Quando eu era moleque, fazia um jogo dos sentidos. Tal qual cego. Tal
qual cão. Tal qual sensitivo, eu ampliava meus outros sentidos: olfato, tato,
paladar, audição e sensação.
Caminhava pelas ruas olhando as pessoas e tentando adivinhar o que
pensavam. Absolvidas completamente em suas próprias vidas passavam por mim e eu
sugava do ar o seu perfume, a sua compreensão. Era capaz de dizer quem era uma
pessoa ruim só pelo odor que deixava.
Em outras vezes eu passava a mão pelos troncos das árvores, a fim de captar
o que dizia. De volta do colégio, ficava tateando os muros e paredes, tentando
captar o ambiente e as pessoas. Em cima do meu próprio telhado eu fechava os
olhos e ouvia o mundo, procurando nas vozes e sons diversos aquele som único –
indecifrável! Cansei de tomar banho de olhos fechados, tateando o banheiro para
achar o xampu, queria sentir a vida sem precisar dos olhos.
Passei boa parte do meu tempo de criança e adolescência me orientado por
coisas que não via – só sentia – era um jeito de não me contaminar com as precipitações
das pessoas que gostam de dar nome e razões a tudo.
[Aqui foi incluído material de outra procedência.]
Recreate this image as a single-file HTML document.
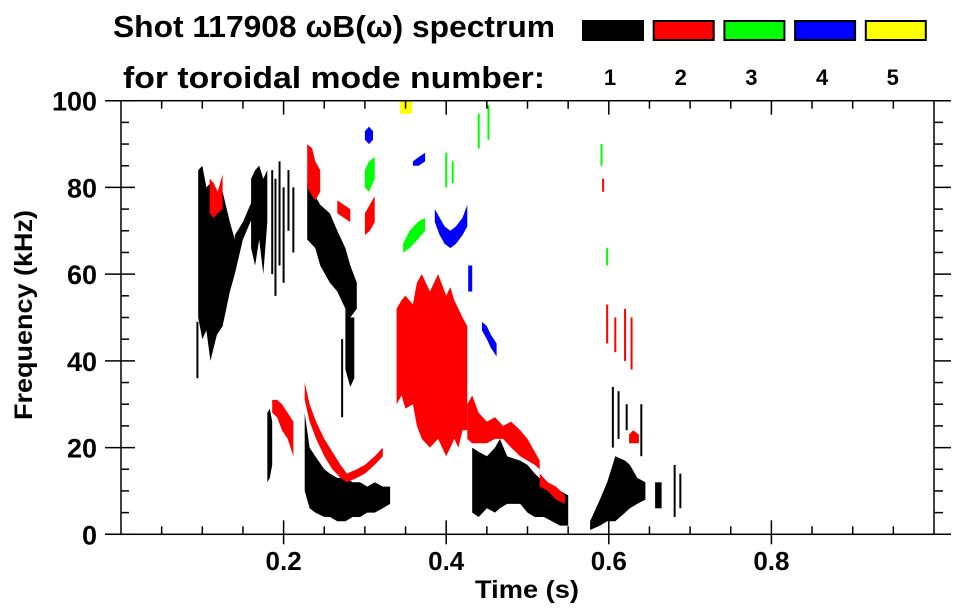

Eu chegava em casa no tempo
certo do cheiro do bife de minha mãe.
Acordava pelo cheiro do café, sentia seu humor pelo tom da sua voz,
percebia o mundo ainda com os olhos fechados, teimava em abri-los para não
perde a magia da compreensão das coisas sem ver.
Perdi meus poderes quando quis ser adulto comprometido com as pessoas e
não elas comigo. Resolvi ignorar meus sentidos e acreditar que o real é o que queremos
que seja real. O certo virou ver tudo e ignorar as criancices. Mas, o certo
mesmo é como minha pequena Sophie antevê, perguntando “Ele vem?” sabendo o que
sinto antes mesmo de me ver. Ignorei os sentidos para dar razão as palavras das
pessoas que expressam uma coisa e fazem outra. Ignorei a minha sensitividade
para não acusar o outro de uma mentira que vai contar em poucos instantes.
Enfim eu acreditei em tudo que via para não dizer que sou diferente. O que é
uma bobagem completa. O melhor dos mundos é o que você pode amar pela
transpiração da pele. A melhor das verdades é aquela que sorri nos olhos,
formando uma curvinha de alegria que palavra alguma descobre. A melhor das
intenções é aquela que a pessoa senta junta sem dizer nada e não arreda o pé
até saber se você esta bem. De resto- fiquem com mundo de adultos.